─── Material provided

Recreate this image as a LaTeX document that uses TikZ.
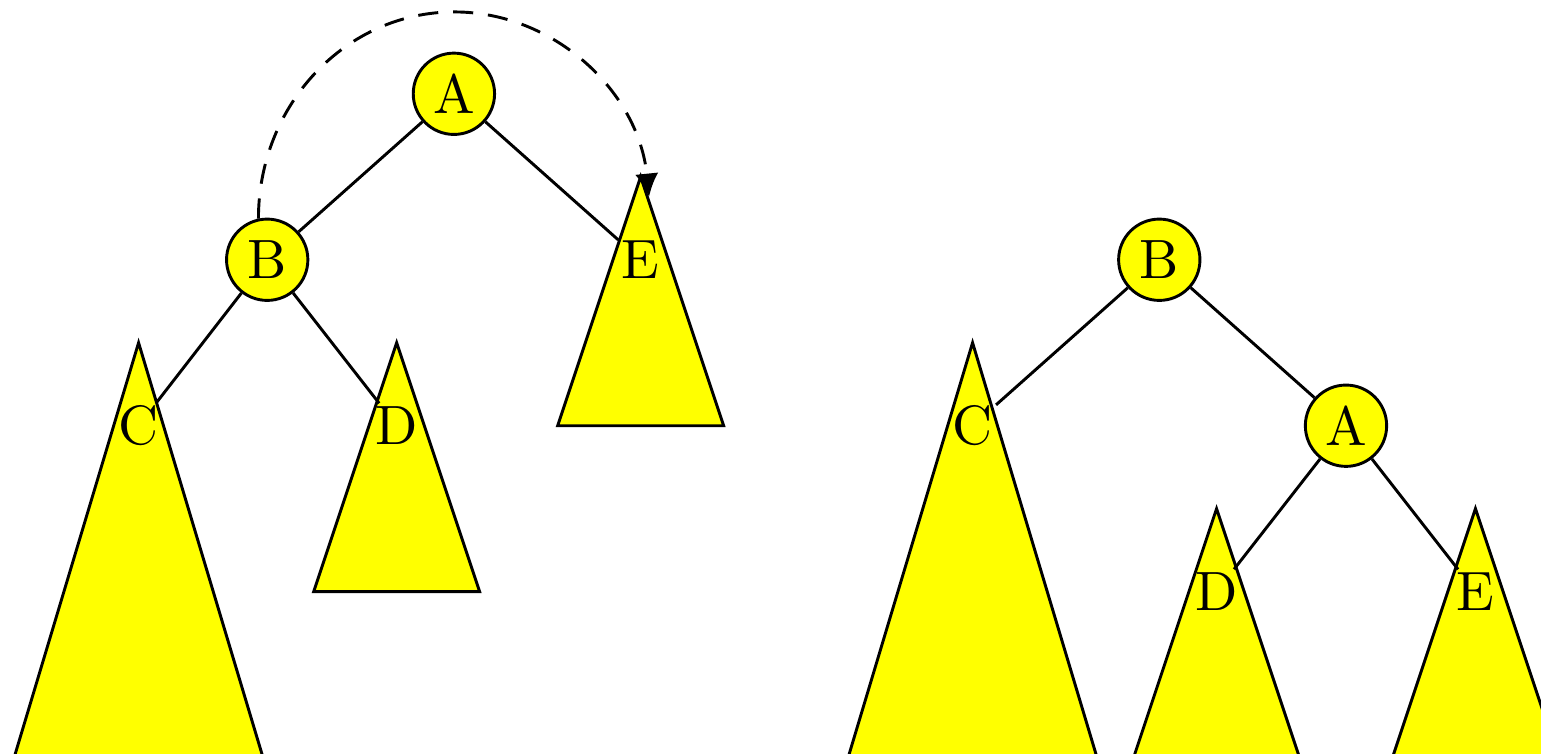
\documentclass[tikz,border=0pt]{standalone}
\usepackage{fontspec}
\newfontfamily\treefont{lmroman10-regular.otf}
\usetikzlibrary{arrows.meta}
\definecolor{treeyellow}{RGB}{255,255,0}
\begin{document}
\begin{tikzpicture}[line join=miter,>={Latex[length=8pt,width=8pt]},
  every node/.style={font=\treefont\fontsize{19}{23}\selectfont},
  vertex/.style={circle,draw,fill=treeyellow,line width=1pt,minimum size=0.98cm,inner sep=0pt},
  leaf/.style={inner sep=1pt},
  subtree/.style={draw,fill=treeyellow,line width=1pt},
  link/.style={line width=1pt}]
  \useasboundingbox (-5.47,1.13) rectangle (13.10,-7.95);
  \clip (-5.47,1.13) rectangle (13.10,-7.95);
  % subtrees
  \foreach \x/\y/\w/\d in {-3.8/-4/1.5/4,-0.69/-4/1/2,2.25/-2/1/2,6.25/-4/1.5/4,9.19/-6/1/2,12.31/-6/1/2}
    \draw[subtree] ({\x},{\y+1}) -- ({\x-\w},{\y-\d}) -- ({\x+\w},{\y-\d}) -- cycle;
  % before the rotation
  \node[vertex] (A) at (0,0) {A};
  \node[vertex] (B) at (-2.25,-2) {B};
  \node[leaf] (C) at (-3.8,-4) {C};
  \node[leaf] (D) at (-0.69,-4) {D};
  \node[leaf] (E) at (2.25,-2) {E};
  \draw[link] (A) -- (B);
  \draw[link] (A) -- (E);
  \draw[link] (B) -- (C);
  \draw[link] (B) -- (D);
  \draw[link,dash pattern=on 6.9pt off 5.1pt,->] (B.102) arc[start angle=180,end angle=6,x radius=2.36,y radius=2.49];
  % after the rotation
  \node[vertex] (B2) at (8.5,-2) {B};
  \node[vertex] (A2) at (10.75,-4) {A};
  \node[leaf] (C2) at (6.25,-4) {C};
  \node[leaf] (D2) at (9.19,-6) {D};
  \node[leaf] (E2) at (12.31,-6) {E};
  \draw[link] (B2) -- (C2);
  \draw[link] (B2) -- (A2);
  \draw[link] (A2) -- (D2);
  \draw[link] (A2) -- (E2);
\end{tikzpicture}
\end{document}
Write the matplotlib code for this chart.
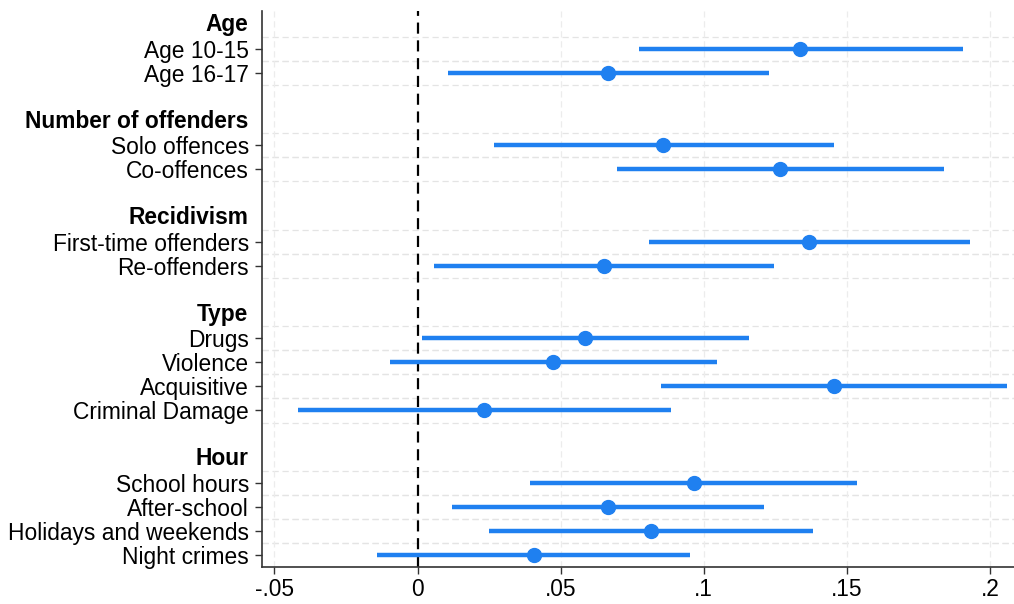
import matplotlib
matplotlib.use("Agg")
import matplotlib.pyplot as plt
import numpy as np

# groups and their items (header first, then item labels)
groups = ["Age", "Number of offenders", "Recidivism", "Type", "Hour"]
items = [
    ["Age 10-15", "Age 16-17"],
    ["Solo offences", "Co-offences"],
    ["First-time offenders", "Re-offenders"],
    ["Drugs", "Violence", "Acquisitive", "Criminal Damage"],
    ["School hours", "After-school", "Holidays and weekends", "Night crimes"],
]

# point estimates and 95% CIs, in item order
coef = [0.1338, 0.0667,
        0.0859, 0.1267,
        0.1369, 0.0650,
        0.0586, 0.0475, 0.1457, 0.0231,
        0.0966, 0.0664, 0.0817, 0.0406]
ci_low = [0.0774, 0.0107,
          0.0268, 0.0696,
          0.0808, 0.0056,
          0.0017, -0.0097, 0.0852, -0.0418,
          0.0392, 0.0119, 0.0250, -0.0141]
ci_high = [0.1907, 0.1228,
           0.1454, 0.1841,
           0.1932, 0.1245,
           0.1160, 0.1046, 0.2060, 0.0885,
           0.1537, 0.1212, 0.1382, 0.0951]

x_ticks = [-0.05, 0, 0.05, 0.1, 0.15, 0.2]
x_labels = ["-.05", "0", ".05", ".1", ".15", ".2"]

BLUE = "#1f80f0"
FS = 16.4

plt.rcParams["font.family"] = ["Liberation Sans", "DejaVu Sans"]

# build row positions: header, items, blank gap
head_pos, item_pos = [], []
row = 0
for g, its in zip(groups, items):
    head_pos.append(row)
    row += 1
    for _ in its:
        item_pos.append(row)
        row += 1
    row += 1
item_labels = [lab for its in items for lab in its]

fig = plt.figure(figsize=(10.14, 6.04), dpi=100)
ax = fig.add_axes([0.258, 0.061, 0.745, 0.92])

# light dashed grid lines around each item row
for y in item_pos:
    for yy in (y - 0.5, y + 0.5):
        ax.axhline(yy, color="#e4e4e4", lw=0.9, ls=(0, (5, 3)), zorder=0)
for xt in x_ticks:
    if xt != 0:
        ax.axvline(xt, color="#ececec", lw=0.9, ls=(0, (5, 3)), zorder=0)

ax.axvline(0, color="black", lw=1.6, ls=(0, (5, 3)), zorder=1)

ax.hlines(item_pos, ci_low, ci_high, color=BLUE, lw=3.2, zorder=2)
ax.plot(coef, item_pos, "o", color=BLUE, ms=10, zorder=3)

ax.set_xlim(-0.0545, 0.2095)
ax.set_ylim(row - 1.5, -0.55)

ax.set_xticks(x_ticks)
ax.set_xticklabels(x_labels, fontsize=FS)
ax.set_yticks(item_pos)
ax.set_yticklabels(item_labels, fontsize=FS)
ax.tick_params(axis="both", direction="out", length=5, width=1, color="#333333")
ax.tick_params(axis="y", pad=4)
ax.tick_params(axis="x", pad=3)

for yh, g in zip(head_pos, groups):
    ax.annotate(g, xy=(0, yh), xycoords=("axes fraction", "data"),
                xytext=(-9.5, 0), textcoords="offset points",
                ha="right", va="center", fontsize=FS, fontweight="bold")

for s in ("top", "right"):
    ax.spines[s].set_visible(False)
for s in ("left", "bottom"):
    ax.spines[s].set_color("#333333")
    ax.spines[s].set_linewidth(1.2)

fig.savefig("out.png", dpi=100)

──────

### Problem requirements
Copy every line above word for word and exclude the pictures.

### Response to the exercise
Recreate this image as a LaTeX document that uses TikZ.
\documentclass[tikz,border=0pt]{standalone}
\usepackage{fontspec}
\newfontfamily\treefont{lmroman10-regular.otf}
\usetikzlibrary{arrows.meta}
\definecolor{treeyellow}{RGB}{255,255,0}
\begin{document}
\begin{tikzpicture}[line join=miter,>={Latex[length=8pt,width=8pt]},
  every node/.style={font=\treefont\fontsize{19}{23}\selectfont},
  vertex/.style={circle,draw,fill=treeyellow,line width=1pt,minimum size=0.98cm,inner sep=0pt},
  leaf/.style={inner sep=1pt},
  subtree/.style={draw,fill=treeyellow,line width=1pt},
  link/.style={line width=1pt}]
  \useasboundingbox (-5.47,1.13) rectangle (13.10,-7.95);
  \clip (-5.47,1.13) rectangle (13.10,-7.95);
  % subtrees
  \foreach \x/\y/\w/\d in {-3.8/-4/1.5/4,-0.69/-4/1/2,2.25/-2/1/2,6.25/-4/1.5/4,9.19/-6/1/2,12.31/-6/1/2}
    \draw[subtree] ({\x},{\y+1}) -- ({\x-\w},{\y-\d}) -- ({\x+\w},{\y-\d}) -- cycle;
  % before the rotation
  \node[vertex] (A) at (0,0) {A};
  \node[vertex] (B) at (-2.25,-2) {B};
  \node[leaf] (C) at (-3.8,-4) {C};
  \node[leaf] (D) at (-0.69,-4) {D};
  \node[leaf] (E) at (2.25,-2) {E};
  \draw[link] (A) -- (B);
  \draw[link] (A) -- (E);
  \draw[link] (B) -- (C);
  \draw[link] (B) -- (D);
  \draw[link,dash pattern=on 6.9pt off 5.1pt,->] (B.102) arc[start angle=180,end angle=6,x radius=2.36,y radius=2.49];
  % after the rotation
  \node[vertex] (B2) at (8.5,-2) {B};
  \node[vertex] (A2) at (10.75,-4) {A};
  \node[leaf] (C2) at (6.25,-4) {C};
  \node[leaf] (D2) at (9.19,-6) {D};
  \node[leaf] (E2) at (12.31,-6) {E};
  \draw[link] (B2) -- (C2);
  \draw[link] (B2) -- (A2);
  \draw[link] (A2) -- (D2);
  \draw[link] (A2) -- (E2);
\end{tikzpicture}
\end{document}
Write the matplotlib code for this chart.
import matplotlib
matplotlib.use("Agg")
import matplotlib.pyplot as plt
import numpy as np

# groups and their items (header first, then item labels)
groups = ["Age", "Number of offenders", "Recidivism", "Type", "Hour"]
items = [
    ["Age 10-15", "Age 16-17"],
    ["Solo offences", "Co-offences"],
    ["First-time offenders", "Re-offenders"],
    ["Drugs", "Violence", "Acquisitive", "Criminal Damage"],
    ["School hours", "After-school", "Holidays and weekends", "Night crimes"],
]

# point estimates and 95% CIs, in item order
coef = [0.1338, 0.0667,
        0.0859, 0.1267,
        0.1369, 0.0650,
        0.0586, 0.0475, 0.1457, 0.0231,
        0.0966, 0.0664, 0.0817, 0.0406]
ci_low = [0.0774, 0.0107,
          0.0268, 0.0696,
          0.0808, 0.0056,
          0.0017, -0.0097, 0.0852, -0.0418,
          0.0392, 0.0119, 0.0250, -0.0141]
ci_high = [0.1907, 0.1228,
           0.1454, 0.1841,
           0.1932, 0.1245,
           0.1160, 0.1046, 0.2060, 0.0885,
           0.1537, 0.1212, 0.1382, 0.0951]

x_ticks = [-0.05, 0, 0.05, 0.1, 0.15, 0.2]
x_labels = ["-.05", "0", ".05", ".1", ".15", ".2"]

BLUE = "#1f80f0"
FS = 16.4

plt.rcParams["font.family"] = ["Liberation Sans", "DejaVu Sans"]

# build row positions: header, items, blank gap
head_pos, item_pos = [], []
row = 0
for g, its in zip(groups, items):
    head_pos.append(row)
    row += 1
    for _ in its:
        item_pos.append(row)
        row += 1
    row += 1
item_labels = [lab for its in items for lab in its]

fig = plt.figure(figsize=(10.14, 6.04), dpi=100)
ax = fig.add_axes([0.258, 0.061, 0.745, 0.92])

# light dashed grid lines around each item row
for y in item_pos:
    for yy in (y - 0.5, y + 0.5):
        ax.axhline(yy, color="#e4e4e4", lw=0.9, ls=(0, (5, 3)), zorder=0)
for xt in x_ticks:
    if xt != 0:
        ax.axvline(xt, color="#ececec", lw=0.9, ls=(0, (5, 3)), zorder=0)

ax.axvline(0, color="black", lw=1.6, ls=(0, (5, 3)), zorder=1)

ax.hlines(item_pos, ci_low, ci_high, color=BLUE, lw=3.2, zorder=2)
ax.plot(coef, item_pos, "o", color=BLUE, ms=10, zorder=3)

ax.set_xlim(-0.0545, 0.2095)
ax.set_ylim(row - 1.5, -0.55)

ax.set_xticks(x_ticks)
ax.set_xticklabels(x_labels, fontsize=FS)
ax.set_yticks(item_pos)
ax.set_yticklabels(item_labels, fontsize=FS)
ax.tick_params(axis="both", direction="out", length=5, width=1, color="#333333")
ax.tick_params(axis="y", pad=4)
ax.tick_params(axis="x", pad=3)

for yh, g in zip(head_pos, groups):
    ax.annotate(g, xy=(0, yh), xycoords=("axes fraction", "data"),
                xytext=(-9.5, 0), textcoords="offset points",
                ha="right", va="center", fontsize=FS, fontweight="bold")

for s in ("top", "right"):
    ax.spines[s].set_visible(False)
for s in ("left", "bottom"):
    ax.spines[s].set_color("#333333")
    ax.spines[s].set_linewidth(1.2)

fig.savefig("out.png", dpi=100)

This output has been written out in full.